Claro que no pasa nada por ser independentista y dirigir la tele pública catalana en este convulso momento que atravesamos; pero podría pasar si pierdes la perspectiva, te dejas arrastrar por la pasión, lanzas consignas políticas a los empleados que están a tu cargo, te pasas por el forro no ya el concepto de objetividad, sino el de honestidad periodística y, persiguiendo tu aspiración personal, olvidas el principal sentido del periodismo, su responsabilidad social.
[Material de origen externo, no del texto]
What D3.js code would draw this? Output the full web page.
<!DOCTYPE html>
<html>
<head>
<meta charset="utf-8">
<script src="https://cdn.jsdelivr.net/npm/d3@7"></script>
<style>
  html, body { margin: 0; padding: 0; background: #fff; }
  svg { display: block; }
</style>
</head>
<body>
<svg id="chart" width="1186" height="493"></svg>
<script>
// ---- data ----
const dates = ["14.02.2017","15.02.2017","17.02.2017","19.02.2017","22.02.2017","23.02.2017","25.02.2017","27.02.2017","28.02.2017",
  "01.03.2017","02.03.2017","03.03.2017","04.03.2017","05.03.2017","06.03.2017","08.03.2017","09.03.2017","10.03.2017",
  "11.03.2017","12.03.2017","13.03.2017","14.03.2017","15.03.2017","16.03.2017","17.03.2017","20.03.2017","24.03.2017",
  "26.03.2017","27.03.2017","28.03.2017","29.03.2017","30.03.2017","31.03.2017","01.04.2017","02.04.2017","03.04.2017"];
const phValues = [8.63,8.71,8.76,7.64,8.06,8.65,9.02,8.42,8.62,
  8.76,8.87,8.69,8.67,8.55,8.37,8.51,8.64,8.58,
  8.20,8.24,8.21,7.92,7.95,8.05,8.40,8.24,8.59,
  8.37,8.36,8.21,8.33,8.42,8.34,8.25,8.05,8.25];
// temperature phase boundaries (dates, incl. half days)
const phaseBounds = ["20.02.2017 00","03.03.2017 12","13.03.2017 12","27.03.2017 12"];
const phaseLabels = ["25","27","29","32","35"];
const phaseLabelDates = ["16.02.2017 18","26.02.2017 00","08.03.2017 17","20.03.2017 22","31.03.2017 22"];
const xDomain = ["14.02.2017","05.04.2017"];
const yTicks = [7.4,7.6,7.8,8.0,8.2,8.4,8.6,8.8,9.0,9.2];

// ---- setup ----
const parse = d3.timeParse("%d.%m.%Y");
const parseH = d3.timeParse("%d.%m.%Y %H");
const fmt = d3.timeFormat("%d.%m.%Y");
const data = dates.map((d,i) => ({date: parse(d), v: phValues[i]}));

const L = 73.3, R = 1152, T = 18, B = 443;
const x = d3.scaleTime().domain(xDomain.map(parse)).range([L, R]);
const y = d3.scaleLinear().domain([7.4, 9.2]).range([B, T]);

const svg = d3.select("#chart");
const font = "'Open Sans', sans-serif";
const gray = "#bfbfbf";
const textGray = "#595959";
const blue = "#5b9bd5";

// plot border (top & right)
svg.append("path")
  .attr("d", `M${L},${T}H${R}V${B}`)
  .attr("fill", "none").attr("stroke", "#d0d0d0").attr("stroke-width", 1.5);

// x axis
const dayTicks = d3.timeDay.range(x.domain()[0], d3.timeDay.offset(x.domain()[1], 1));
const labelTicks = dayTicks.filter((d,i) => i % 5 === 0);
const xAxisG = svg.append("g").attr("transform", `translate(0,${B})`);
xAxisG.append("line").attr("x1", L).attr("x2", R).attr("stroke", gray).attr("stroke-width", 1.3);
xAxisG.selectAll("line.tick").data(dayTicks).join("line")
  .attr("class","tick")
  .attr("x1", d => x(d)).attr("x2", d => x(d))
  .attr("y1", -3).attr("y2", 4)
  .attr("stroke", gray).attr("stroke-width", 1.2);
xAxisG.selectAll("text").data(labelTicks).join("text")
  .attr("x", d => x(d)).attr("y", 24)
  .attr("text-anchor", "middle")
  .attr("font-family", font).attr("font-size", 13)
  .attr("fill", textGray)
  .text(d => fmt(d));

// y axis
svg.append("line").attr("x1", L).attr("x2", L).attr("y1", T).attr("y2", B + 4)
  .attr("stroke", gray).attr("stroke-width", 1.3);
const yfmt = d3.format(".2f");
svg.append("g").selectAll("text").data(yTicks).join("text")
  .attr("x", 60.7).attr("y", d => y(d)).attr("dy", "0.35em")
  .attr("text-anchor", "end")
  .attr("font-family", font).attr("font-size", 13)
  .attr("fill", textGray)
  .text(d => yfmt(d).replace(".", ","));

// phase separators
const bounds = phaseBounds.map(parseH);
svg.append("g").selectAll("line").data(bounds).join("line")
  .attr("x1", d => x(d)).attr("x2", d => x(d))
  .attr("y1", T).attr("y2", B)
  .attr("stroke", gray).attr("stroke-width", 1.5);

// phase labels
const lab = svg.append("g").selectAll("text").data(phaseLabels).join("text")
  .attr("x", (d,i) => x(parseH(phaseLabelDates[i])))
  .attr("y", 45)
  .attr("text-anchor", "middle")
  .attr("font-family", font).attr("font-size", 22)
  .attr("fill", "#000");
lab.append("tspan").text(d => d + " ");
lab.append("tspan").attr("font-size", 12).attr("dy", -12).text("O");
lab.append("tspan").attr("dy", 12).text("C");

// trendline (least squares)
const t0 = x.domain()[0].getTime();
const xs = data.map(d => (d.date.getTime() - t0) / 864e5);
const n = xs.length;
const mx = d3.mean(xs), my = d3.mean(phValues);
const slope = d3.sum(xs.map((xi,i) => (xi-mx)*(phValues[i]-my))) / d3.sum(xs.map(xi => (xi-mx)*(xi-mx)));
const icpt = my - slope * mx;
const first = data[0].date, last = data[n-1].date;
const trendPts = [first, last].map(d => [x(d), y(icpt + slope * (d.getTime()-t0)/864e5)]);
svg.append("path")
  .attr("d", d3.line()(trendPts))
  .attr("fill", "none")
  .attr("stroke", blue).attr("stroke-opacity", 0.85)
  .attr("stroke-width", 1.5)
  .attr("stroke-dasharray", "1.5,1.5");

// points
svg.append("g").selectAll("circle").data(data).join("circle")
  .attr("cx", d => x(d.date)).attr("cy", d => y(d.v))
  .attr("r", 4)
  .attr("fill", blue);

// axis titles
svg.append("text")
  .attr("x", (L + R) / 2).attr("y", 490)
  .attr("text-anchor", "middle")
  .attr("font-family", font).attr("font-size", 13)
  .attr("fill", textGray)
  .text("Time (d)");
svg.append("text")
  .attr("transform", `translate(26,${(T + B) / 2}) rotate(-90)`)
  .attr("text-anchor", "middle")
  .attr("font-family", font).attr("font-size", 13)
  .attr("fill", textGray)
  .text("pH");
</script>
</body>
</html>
Entonces ya sí tendríamos un problema, pero no sería en sí el independentismo, sino tu propia incapacidad para ser un buen profesional de lo tuyo y, en cambio, bordarlo como comisario político.

Claro que no pasa nada por presidir un medio público y compartir las mismas ideas políticas de quienes gobiernan. Pero empezaría a pasar si marcas una línea editorial acorde con esas ideas, arrinconas las de aquellos que no piensan como tú  y silencias lo que crees que puede perjudicar a la mano que te da de comer. Entonces el medio deja de ser público para servir solo a los intereses de unos cuantos. Y ahí sí tendríamos un problema, que no sería estrictamente la ideología del directivo en cuestión, sino su nulo compromiso con los principios básicos del oficio.
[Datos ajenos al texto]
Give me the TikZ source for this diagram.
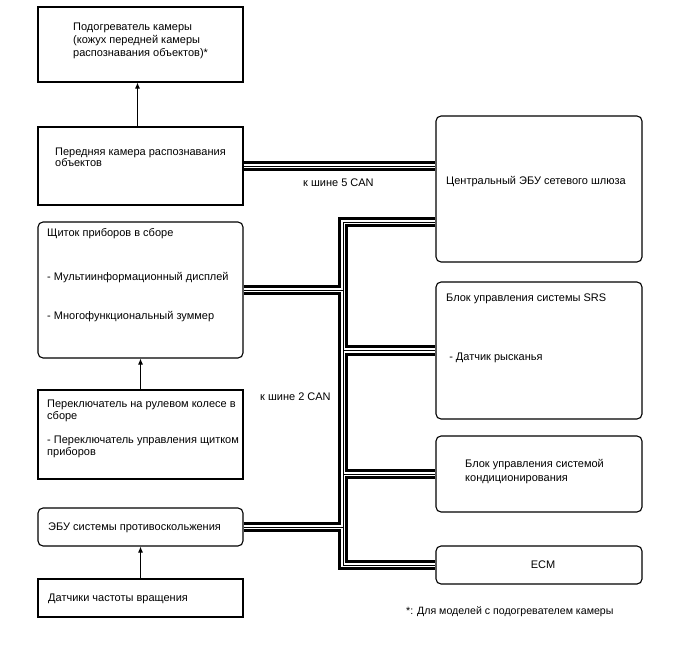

Claro que no pasa nada por ser un cronista deportivo que sigue a un equipo de fútbol y a la vez ser socio de ese mismo club, tener en el armario una bufanda con sus colores, que presida tu salón un poster de la plantilla y te sepas de memoria la letra y acordes de su himno. El problema surgiría si durante los partidos, en acto de servicio, te dejas llevar por la pasión, empleas la primera persona del plural para hablar de las victorias del equipo, discutes todas las jugadas que lo perjudican y cuando consigue un título, te exhibes sin pudor embutido en la camiseta oficial, dando botes con lágrimas en los ojos y coreando ‘loroloroloro’. Ahí vendría el problema, que no tendría nada que ver con ser madridista, culé o colchonero, sino con renunciar a ejercer dignamente de periodista deportivo para convertirse en un hincha más. 

Seamos benevolentes. Estas tres clases de periodistas se enfrentan a una gran misión, ser capaces de separar lo personal de lo profesional, o lo que es lo mismo, sobrevivir a la lucha entre el deber y el querer, entre el ángel y el demonio, algo que a veces se antoja complicado. Pero no solo en esta profesión. Porque imaginad dirigiendo una empresa de productos cárnicos a alguien vegetariano, ejerciendo el sacerdocio a quien se siente agnóstico o a un pacifista alistado en el ejército. Difícil, pero no imposible. Quién sabe lo que puede conseguirse con una buena dosis de fuerza de voluntad.